One of the implements I purchased at the last farm auction was a manure lagoon agitator. It's basically a big propellor at the end of a 30' shaft, and it's used to create a current and stir up the manure lagoon prior to pumping it out.
Stirring both aerates the manure and makes sure that some of the solids are suspended in the water, allowing them to be pumped out along with the water. Getting it good and mixed up takes a few hours, so i park the tractor at the edge of the lagoon, set the throttle and check on it every couple of hours.
Once it's good and stirred, I'll use a 4" pump to move the slurry to a hose reel, which has a big sprayer attached to it. You wind out the sprayer and it gets slowly drawn back to the reel, spraying all the way back. that allows you to cover 500 or 1000' of ground per deployment of the sprayer, about 200' wide.

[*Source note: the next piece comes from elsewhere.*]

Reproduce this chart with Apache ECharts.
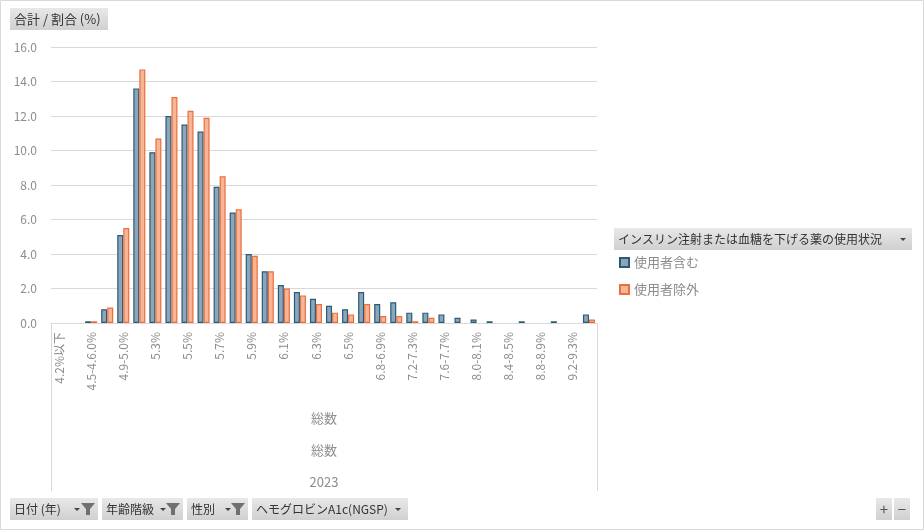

I've got roughly 3 million gallons in this lagoon, I'll probably be pumping out of it off and on all summer. The goal is to have it pretty much dry when september rolls around. Any solids left I'll scrape out, and then the lagoon is ready for the winter rainy season.
The whole idea behind this is to contain the manure generated on the farm during those times when plants can't take advantage of it. So during the winter, when things aren't growing, you're storing all of the manure generated on the farm. In the spring and summer, you disperse that manure onto your fields, where the plants utilize it as fertilizer, and the cycle repeats.
The end result? there's no discharge of any kind off of the farm at any time during the year. In the growing season, plants use the manure and water. In the winter it's contained.
all of the barns, and all of the aprons around the barns, are graded so that water flows from everywhere to a central low spot, where there's a big manure tank. It's then pumped from there into the manure lagoon.